Buttercup squash is a common variety of winter squash with a dark green skin and a round shape. Like other winter squash, it is an excellent source of fiber and nutrients and can easily be roasted, baked, mashed, or puréed.
To cook buttercup squash, start by cutting it in half. Be sure to use a sharp knife and to stabilize the squash with a clean kitchen towel, if necessary; cutting round squash can be difficult. Once you’ve halved the buttercup squash, scoop out the seeds and fibers and discard them.
In the Oven
Place the cleaned halves cut-side up on a rimmed baking sheet or in a shallow baking dish. Brush the squash with olive oil and sprinkle with salt and pepper. Pour about ¼ of an inch of water in the bottom of the pan and roast the squash in a 350-degree oven until tender.
On the Stovetop
Buttercup squash can also be cooked in a pot of boiling water.
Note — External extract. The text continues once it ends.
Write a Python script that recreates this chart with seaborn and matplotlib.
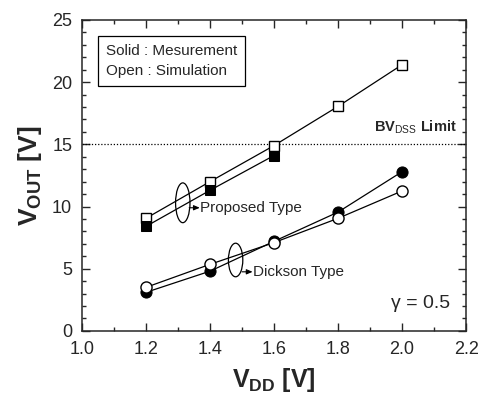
import numpy as np
import pandas as pd
import matplotlib.pyplot as plt
from matplotlib.patches import Ellipse
from matplotlib.ticker import MultipleLocator
import seaborn as sns

# values
vdd = [1.2, 1.4, 1.6, 1.8, 2.0]
vdd_meas_prop = [1.2, 1.4, 1.6]
prop_meas = [8.4, 11.3, 14.1]
prop_sim = [9.05, 12.0, 14.9, 18.05, 21.4]
dick_meas = [3.1, 4.8, 7.2, 9.55, 12.8]
dick_sim = [3.5, 5.35, 7.1, 9.05, 11.25]
bv_limit = 15.0

sns.set_style("ticks")
plt.rcParams["font.family"] = ["Liberation Sans", "DejaVu Sans"]
plt.rcParams["mathtext.fontset"] = "custom"
plt.rcParams["mathtext.rm"] = "Liberation Sans"
plt.rcParams["mathtext.bf"] = "Liberation Sans:bold"

fig = plt.figure(figsize=(4.82, 4.07), dpi=100)
ax = fig.add_axes([0.170, 0.187, 0.797, 0.764])

line_kw = dict(color="black", linewidth=0.9, legend=False)

sns.lineplot(x=vdd, y=prop_sim, marker="s", markersize=7, markerfacecolor="white",
             markeredgecolor="black", markeredgewidth=1, ax=ax, **line_kw)
sns.lineplot(x=vdd_meas_prop, y=prop_meas, marker="s", markersize=7, markerfacecolor="black",
             markeredgecolor="black", ax=ax, **line_kw)
sns.lineplot(x=vdd, y=dick_meas, marker="o", markersize=8, markerfacecolor="black",
             markeredgecolor="black", ax=ax, **line_kw)
sns.lineplot(x=vdd, y=dick_sim, marker="o", markersize=8, markerfacecolor="white",
             markeredgecolor="black", markeredgewidth=1, ax=ax, **line_kw)

ax.axhline(bv_limit, color="black", linestyle=(0, (1, 1.5)), linewidth=0.9, zorder=1)

ax.set_xlim(1.0, 2.2)
ax.set_ylim(0, 25)
ax.xaxis.set_major_locator(MultipleLocator(0.2))
ax.xaxis.set_minor_locator(MultipleLocator(0.1))
ax.yaxis.set_major_locator(MultipleLocator(5))
ax.yaxis.set_minor_locator(MultipleLocator(1))
ax.xaxis.set_major_formatter(plt.FormatStrFormatter("%.1f"))
ax.tick_params(which="both", direction="in", top=True, right=True, labelsize=13, width=1)
ax.tick_params(which="major", length=6, pad=7)
ax.tick_params(which="minor", length=3)
for s in ax.spines.values():
    s.set_linewidth(1.1)
    s.set_visible(True)

ax.set_xlabel(r"$\mathbf{V_{DD}}$ [V]", fontsize=18, fontweight="bold", labelpad=6)
ax.set_ylabel(r"$\mathbf{V_{OUT}}$ [V]", fontsize=19, fontweight="bold", labelpad=6)

# legend box
ax.text(1.075, 23.1, "Solid : Mesurement\nOpen : Simulation", fontsize=11, va="top", ha="left",
        linespacing=1.6,
        bbox=dict(boxstyle="square,pad=0.5", facecolor="white", edgecolor="black", linewidth=0.9))

ax.text(2.17, 15.7, r"BV$_{\mathrm{DSS}}$ Limit", fontsize=10.5, fontweight="bold", ha="right", va="bottom")
ax.text(2.15, 2.2, "γ = 0.5", fontsize=14, ha="right", va="center")

arrow_kw = dict(arrowstyle="-|>,head_length=0.35,head_width=0.15", color="black", lw=0.8,
                shrinkA=0, shrinkB=0)

# grouping ellipses with arrows to their labels
ax.add_patch(Ellipse((1.315, 10.3), 0.045, 3.2, fill=False, edgecolor="black", linewidth=0.9, zorder=5))
ax.annotate("", xy=(1.368, 9.9), xytext=(1.335, 9.9), arrowprops=arrow_kw)
ax.text(1.37, 9.9, "Proposed Type", fontsize=11, va="center", ha="left")

ax.add_patch(Ellipse((1.48, 5.7), 0.045, 2.7, fill=False, edgecolor="black", linewidth=0.9, zorder=5))
ax.annotate("", xy=(1.533, 4.75), xytext=(1.5, 4.75), arrowprops=arrow_kw)
ax.text(1.535, 4.75, "Dickson Type", fontsize=11, va="center", ha="left")

fig.savefig("out.png", dpi=100)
After halving the squash, flip the halves over and place them on a cutting board, cut-side down. Cut the halves in half again and then peel the quartered squash with a sharp knife or durable vegetable peeler. Then, cut the squash into 1-inch cubes and boil in water (or steam in a steamer basket) until tender.
You can then season the buttercup squash and serve it whole, sliced, or mashed. You can also easily purée it as a base for soups or stews.